Cielos nuevos y tierra nueva
    Aun el reino milenial no es más que la introducción y preludio de la meta final: nuevos cielos y una tierra nueva (Ap. 21.1; cp. 20.11-15). La nueva creación traerá la transfiguración, no sólo del alma y del espíritu, sino también de la materia y de la naturaleza, de la forma en que, en la Jerusalén celestial, el oro será «transparente como cristal». La meta que dios propone para sus criaturas no es un estado simplemente espiritual sino una creación en que el espíritu será manifestado en formas adecuadas a su naturaleza (Ap. 21.18-21).

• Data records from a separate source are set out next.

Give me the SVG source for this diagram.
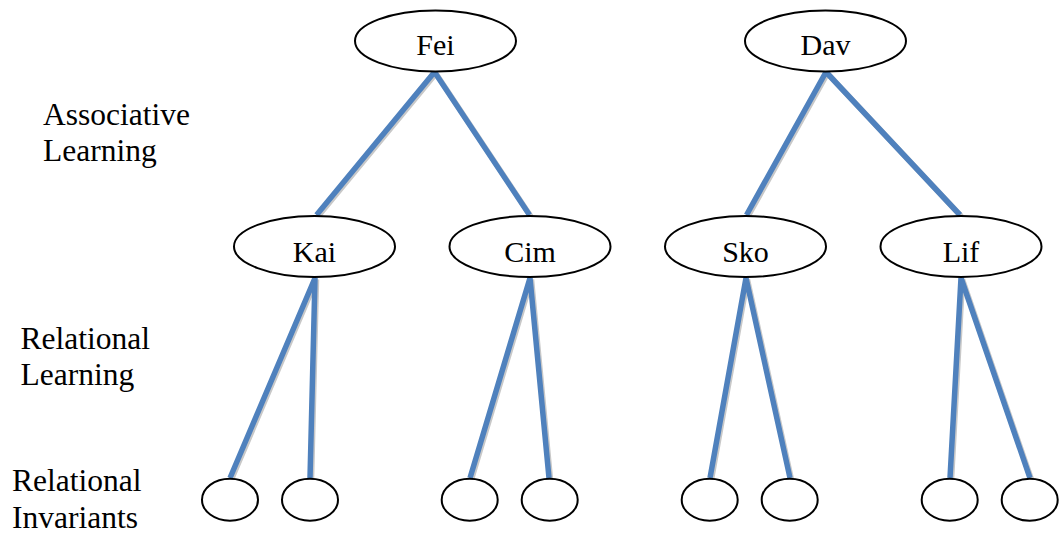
<svg xmlns="http://www.w3.org/2000/svg" width="1061" height="538" viewBox="0 0 1061 538">
<style>
.node{fill:#fff;stroke:#000;stroke-width:2}
.sh{stroke:#c8c8c8;stroke-width:5.5;fill:none}
.ln{stroke:#4F81BD;stroke-width:5.5;fill:none}
</style>
<rect width="1061" height="538" fill="#fff"/>
<g id="connectors">
<path class="sh" transform="translate(1.5,1.5)" d="M434.5,72 L316.5,215 M434.5,72 L529.5,215 M826,72 L746.5,215 M826,72 L960,215 M315,278 L230,478 M315,278 L310,478 M530,278 L470,478 M530,278 L549,478 M746,278 L710,478 M746,278 L790,478 M961,278 L950,478 M961,278 L1030,478"/>
<path class="ln" d="M434.5,72 L316.5,215 M434.5,72 L529.5,215 M826,72 L746.5,215 M826,72 L960,215 M315,278 L230,478 M315,278 L310,478 M530,278 L470,478 M530,278 L549,478 M746,278 L710,478 M746,278 L790,478 M961,278 L950,478 M961,278 L1030,478"/>
</g>
<g id="fei"><ellipse class="node" cx="435.5" cy="41" rx="80.5" ry="30.5"/><text x="435.5" y="55" font-family="Times New Roman, Liberation Serif, serif" font-size="30" text-anchor="middle">Fei</text></g>
<g id="dav"><ellipse class="node" cx="825.5" cy="41" rx="80.5" ry="30.5"/><text x="825.5" y="55" font-family="Times New Roman, Liberation Serif, serif" font-size="30" text-anchor="middle">Dav</text></g>
<g id="kai"><ellipse class="node" cx="314.5" cy="246.5" rx="80.5" ry="30.5"/><text x="314.5" y="261.5" font-family="Times New Roman, Liberation Serif, serif" font-size="30" text-anchor="middle">Kai</text></g>
<g id="cim"><ellipse class="node" cx="530" cy="246.5" rx="80.5" ry="30.5"/><text x="530" y="261.5" font-family="Times New Roman, Liberation Serif, serif" font-size="30" text-anchor="middle">Cim</text></g>
<g id="sko"><ellipse class="node" cx="745.5" cy="246.5" rx="80.5" ry="30.5"/><text x="745.5" y="261.5" font-family="Times New Roman, Liberation Serif, serif" font-size="30" text-anchor="middle">Sko</text></g>
<g id="lif"><ellipse class="node" cx="961" cy="246.5" rx="80.5" ry="30.5"/><text x="961" y="261.5" font-family="Times New Roman, Liberation Serif, serif" font-size="30" text-anchor="middle">Lif</text></g>
<g id="r1"><ellipse class="node" cx="230" cy="499.7" rx="28" ry="21"/></g>
<g id="r2"><ellipse class="node" cx="310" cy="499.7" rx="28" ry="21"/></g>
<g id="r3"><ellipse class="node" cx="469.7" cy="499.7" rx="28" ry="21"/></g>
<g id="r4"><ellipse class="node" cx="549.7" cy="499.7" rx="28" ry="21"/></g>
<g id="r5"><ellipse class="node" cx="709.7" cy="499.7" rx="28" ry="21"/></g>
<g id="r6"><ellipse class="node" cx="789.7" cy="499.7" rx="28" ry="21"/></g>
<g id="r7"><ellipse class="node" cx="949.7" cy="499.7" rx="28" ry="21"/></g>
<g id="r8"><ellipse class="node" cx="1029.7" cy="499.7" rx="28" ry="21"/></g>
<g id="labels">
<text x="43" y="125" font-family="Times New Roman, Liberation Serif, serif" font-size="31.5">Associative</text>
<text x="43" y="161" font-family="Times New Roman, Liberation Serif, serif" font-size="31.5">Learning</text>
<text x="20.5" y="348.5" font-family="Times New Roman, Liberation Serif, serif" font-size="31.5">Relational</text>
<text x="20.5" y="384.5" font-family="Times New Roman, Liberation Serif, serif" font-size="31.5">Learning</text>
<text x="12" y="491" font-family="Times New Roman, Liberation Serif, serif" font-size="31.5">Relational</text>
<text x="12" y="528" font-family="Times New Roman, Liberation Serif, serif" font-size="31.5">Invariants</text>
</g>
</svg>
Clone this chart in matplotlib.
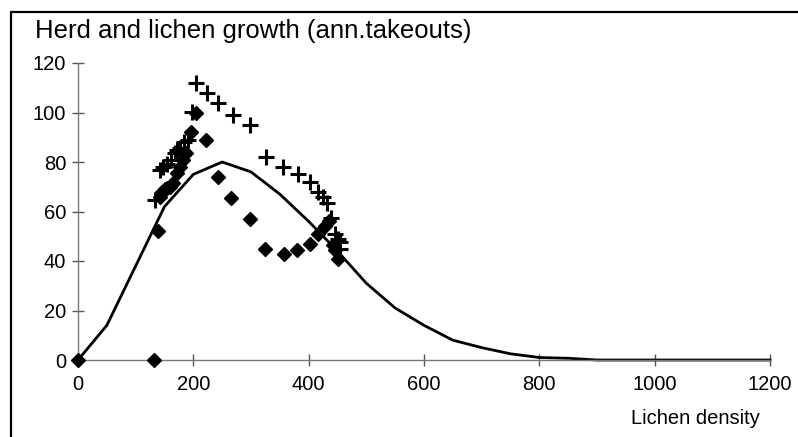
import matplotlib
matplotlib.use("Agg")
import matplotlib.pyplot as plt
from matplotlib.patches import Rectangle

# Model curve
line_x = [0, 50, 100, 150, 200, 250, 300, 350, 400, 450, 500, 550, 600, 650, 700,
          750, 800, 850, 900, 950, 1000, 1050, 1100, 1150, 1200]
line_y = [0, 14, 38, 62, 75, 80, 76, 67, 56, 44, 31, 21, 14, 8, 5,
          2.5, 1, 0.7, 0, 0, 0, 0, 0, 0, 0]

# Plus series
plus_x = [133, 142, 148, 155, 162, 168, 172, 177, 183, 190, 197, 205, 224, 243,
          269, 298, 326, 356, 382, 402, 417, 425, 431, 438, 445, 450, 454, 454]
plus_y = [64.6, 76.8, 78, 79, 80.8, 83.5, 85, 85.5, 88.2, 89, 100.3, 112, 108, 103.7,
          99, 95, 82, 78, 75, 72, 68, 66, 63.3, 57.2, 51, 49, 47.8, 44.8]

# Diamond series
dia_x = [0, 132, 138, 142, 145, 150, 154, 160, 165, 171, 177, 182, 188, 196, 205,
         222, 243, 266, 298, 325, 357, 380, 403, 417, 428, 436, 443, 446, 451]
dia_y = [0, 0, 52, 66, 68, 69, 69.4, 70, 71.4, 75.4, 78, 81, 83.5, 92.3, 99.7,
         89, 74, 65.5, 57, 45, 42.8, 44.4, 46.7, 51, 54, 56, 46.5, 44.4, 41]

x_ticks = [0, 200, 400, 600, 800, 1000, 1200]
y_ticks = [0, 20, 40, 60, 80, 100, 120]

plt.rcParams['font.family'] = ['Liberation Sans', 'DejaVu Sans']

fig = plt.figure(figsize=(7.98, 4.37), dpi=100)
ax = fig.add_axes([78/798, 1 - 360/437, (770-78)/798, (360-63)/437])

ax.plot(line_x, line_y, color='black', lw=2.0, zorder=2, clip_on=False)
ax.plot(plus_x, plus_y, ls='none', marker='+', ms=11, mew=2.2, color='black',
        zorder=3, clip_on=False)
ax.plot(dia_x, dia_y, ls='none', marker='D', ms=7.5, color='black', zorder=3,
        clip_on=False)

ax.set_xlim(0, 1200)
ax.set_ylim(0, 120)
ax.set_xticks(x_ticks)
ax.set_yticks(y_ticks)
for s in ['top', 'right']:
    ax.spines[s].set_visible(False)
for s in ['left', 'bottom']:
    ax.spines[s].set_color('#777777')
    ax.spines[s].set_linewidth(1.0)
ax.tick_params(direction='inout', length=9, width=1.0, color='#555555',
               labelsize=14.5, labelcolor='black')
ax.tick_params(axis='x', pad=6)
ax.tick_params(axis='y', pad=4)

fig.text(35/798, 1 - 31/437, 'Herd and lichen growth (ann.takeouts)',
         fontsize=18.5, ha='left', va='center')
fig.text(760/798, 1 - 418/437, 'Lichen density', fontsize=14.5,
         ha='right', va='center')

fig.patches.append(Rectangle((11/798, -0.1), 1.2, 1 - 12/437 + 0.1,
                             transform=fig.transFigure, fill=False,
                             edgecolor='black', lw=1.6))

fig.savefig('out.png', dpi=100)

    Pero la base creadora de la nueva creación es también la resurrección del heredero de todas las cosas, y en su cuerpo de resurrección la materia fue transfigurada por primera vez: hecho en la historia que garantiza la realidad futura (Jn. 20.27; cp. Lc. 24.39-43). En este aspecto también vemos que Cristo es «las primicias», y desde el momento de su triunfo sobre la muerte, toda transfiguración del cielo y de la tierra descansa sobre la resurrección del cuerpo del Redentor. Después del juicio del gran trono blanco la actividad vital del Resucitado será desplegada por todo el universo, y se manifestará el significado más amplio de la resurrección según se resume en la declaración profética: «He aquí, yo crearé nuevos cielos y nueva tierra» (Is. 65.17; 2 Pe. 3.13).